▶ **DATA SECTION**
***

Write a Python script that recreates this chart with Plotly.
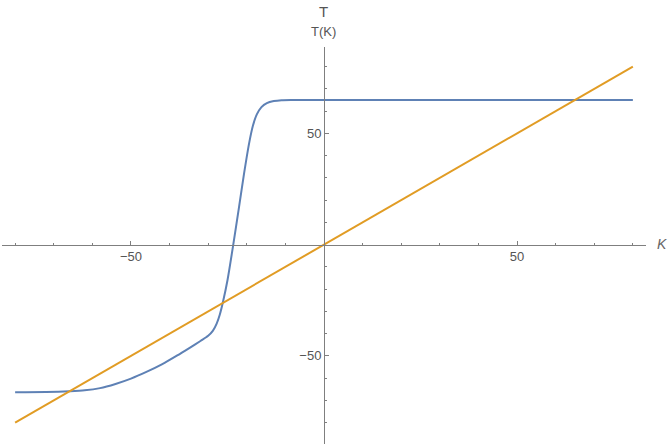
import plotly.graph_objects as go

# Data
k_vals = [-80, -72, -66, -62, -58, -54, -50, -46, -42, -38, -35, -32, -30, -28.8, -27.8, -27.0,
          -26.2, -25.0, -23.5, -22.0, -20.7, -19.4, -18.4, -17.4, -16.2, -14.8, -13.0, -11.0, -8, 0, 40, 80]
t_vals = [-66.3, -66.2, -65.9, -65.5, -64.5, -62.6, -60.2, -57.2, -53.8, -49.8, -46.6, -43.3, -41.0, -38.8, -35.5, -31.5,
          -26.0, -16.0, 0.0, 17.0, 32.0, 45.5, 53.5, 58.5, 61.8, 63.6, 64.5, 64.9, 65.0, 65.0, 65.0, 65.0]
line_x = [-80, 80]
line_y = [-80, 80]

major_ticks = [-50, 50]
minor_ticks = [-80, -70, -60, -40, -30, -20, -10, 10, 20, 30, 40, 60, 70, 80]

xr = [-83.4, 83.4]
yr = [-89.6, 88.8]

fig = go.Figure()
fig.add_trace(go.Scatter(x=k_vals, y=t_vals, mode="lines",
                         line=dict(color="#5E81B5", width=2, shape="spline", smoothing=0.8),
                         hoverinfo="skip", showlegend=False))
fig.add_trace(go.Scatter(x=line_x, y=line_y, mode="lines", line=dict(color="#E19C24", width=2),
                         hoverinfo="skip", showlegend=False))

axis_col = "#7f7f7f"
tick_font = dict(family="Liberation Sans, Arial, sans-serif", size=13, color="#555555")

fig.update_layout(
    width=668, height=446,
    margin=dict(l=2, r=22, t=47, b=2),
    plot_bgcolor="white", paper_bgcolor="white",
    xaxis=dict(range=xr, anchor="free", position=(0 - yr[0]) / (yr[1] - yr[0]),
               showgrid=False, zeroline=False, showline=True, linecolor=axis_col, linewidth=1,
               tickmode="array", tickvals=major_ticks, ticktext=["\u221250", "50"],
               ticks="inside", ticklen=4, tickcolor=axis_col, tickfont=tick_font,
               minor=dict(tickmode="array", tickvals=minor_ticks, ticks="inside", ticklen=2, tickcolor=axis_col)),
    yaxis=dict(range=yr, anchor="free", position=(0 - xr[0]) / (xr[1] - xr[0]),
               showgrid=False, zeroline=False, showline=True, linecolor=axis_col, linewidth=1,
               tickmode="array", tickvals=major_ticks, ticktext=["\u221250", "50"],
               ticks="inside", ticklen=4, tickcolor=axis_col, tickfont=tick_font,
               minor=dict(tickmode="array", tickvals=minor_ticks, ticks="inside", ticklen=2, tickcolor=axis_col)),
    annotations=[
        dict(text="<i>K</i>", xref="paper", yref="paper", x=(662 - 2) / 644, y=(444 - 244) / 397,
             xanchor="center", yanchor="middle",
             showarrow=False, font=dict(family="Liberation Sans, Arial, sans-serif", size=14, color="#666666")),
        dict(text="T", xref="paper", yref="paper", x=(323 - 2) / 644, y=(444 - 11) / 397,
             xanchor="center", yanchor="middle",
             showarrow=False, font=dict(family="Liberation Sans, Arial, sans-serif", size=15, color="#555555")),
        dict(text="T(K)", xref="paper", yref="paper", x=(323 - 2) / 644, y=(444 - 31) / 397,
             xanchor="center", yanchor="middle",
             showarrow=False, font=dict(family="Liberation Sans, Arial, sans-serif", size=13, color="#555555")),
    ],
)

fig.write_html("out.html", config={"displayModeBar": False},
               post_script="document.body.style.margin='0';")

***

▶ **REQUIRED TASK**
Return the material word for word. Pictures are not part of the copy.

▶ **ANSWER TO THE PROBLEM**
Write a Python script that recreates this chart with Plotly.
import plotly.graph_objects as go

# Data
k_vals = [-80, -72, -66, -62, -58, -54, -50, -46, -42, -38, -35, -32, -30, -28.8, -27.8, -27.0,
          -26.2, -25.0, -23.5, -22.0, -20.7, -19.4, -18.4, -17.4, -16.2, -14.8, -13.0, -11.0, -8, 0, 40, 80]
t_vals = [-66.3, -66.2, -65.9, -65.5, -64.5, -62.6, -60.2, -57.2, -53.8, -49.8, -46.6, -43.3, -41.0, -38.8, -35.5, -31.5,
          -26.0, -16.0, 0.0, 17.0, 32.0, 45.5, 53.5, 58.5, 61.8, 63.6, 64.5, 64.9, 65.0, 65.0, 65.0, 65.0]
line_x = [-80, 80]
line_y = [-80, 80]

major_ticks = [-50, 50]
minor_ticks = [-80, -70, -60, -40, -30, -20, -10, 10, 20, 30, 40, 60, 70, 80]

xr = [-83.4, 83.4]
yr = [-89.6, 88.8]

fig = go.Figure()
fig.add_trace(go.Scatter(x=k_vals, y=t_vals, mode="lines",
                         line=dict(color="#5E81B5", width=2, shape="spline", smoothing=0.8),
                         hoverinfo="skip", showlegend=False))
fig.add_trace(go.Scatter(x=line_x, y=line_y, mode="lines", line=dict(color="#E19C24", width=2),
                         hoverinfo="skip", showlegend=False))

axis_col = "#7f7f7f"
tick_font = dict(family="Liberation Sans, Arial, sans-serif", size=13, color="#555555")

fig.update_layout(
    width=668, height=446,
    margin=dict(l=2, r=22, t=47, b=2),
    plot_bgcolor="white", paper_bgcolor="white",
    xaxis=dict(range=xr, anchor="free", position=(0 - yr[0]) / (yr[1] - yr[0]),
               showgrid=False, zeroline=False, showline=True, linecolor=axis_col, linewidth=1,
               tickmode="array", tickvals=major_ticks, ticktext=["\u221250", "50"],
               ticks="inside", ticklen=4, tickcolor=axis_col, tickfont=tick_font,
               minor=dict(tickmode="array", tickvals=minor_ticks, ticks="inside", ticklen=2, tickcolor=axis_col)),
    yaxis=dict(range=yr, anchor="free", position=(0 - xr[0]) / (xr[1] - xr[0]),
               showgrid=False, zeroline=False, showline=True, linecolor=axis_col, linewidth=1,
               tickmode="array", tickvals=major_ticks, ticktext=["\u221250", "50"],
               ticks="inside", ticklen=4, tickcolor=axis_col, tickfont=tick_font,
               minor=dict(tickmode="array", tickvals=minor_ticks, ticks="inside", ticklen=2, tickcolor=axis_col)),
    annotations=[
        dict(text="<i>K</i>", xref="paper", yref="paper", x=(662 - 2) / 644, y=(444 - 244) / 397,
             xanchor="center", yanchor="middle",
             showarrow=False, font=dict(family="Liberation Sans, Arial, sans-serif", size=14, color="#666666")),
        dict(text="T", xref="paper", yref="paper", x=(323 - 2) / 644, y=(444 - 11) / 397,
             xanchor="center", yanchor="middle",
             showarrow=False, font=dict(family="Liberation Sans, Arial, sans-serif", size=15, color="#555555")),
        dict(text="T(K)", xref="paper", yref="paper", x=(323 - 2) / 644, y=(444 - 31) / 397,
             xanchor="center", yanchor="middle",
             showarrow=False, font=dict(family="Liberation Sans, Arial, sans-serif", size=13, color="#555555")),
    ],
)

fig.write_html("out.html", config={"displayModeBar": False},
               post_script="document.body.style.margin='0';")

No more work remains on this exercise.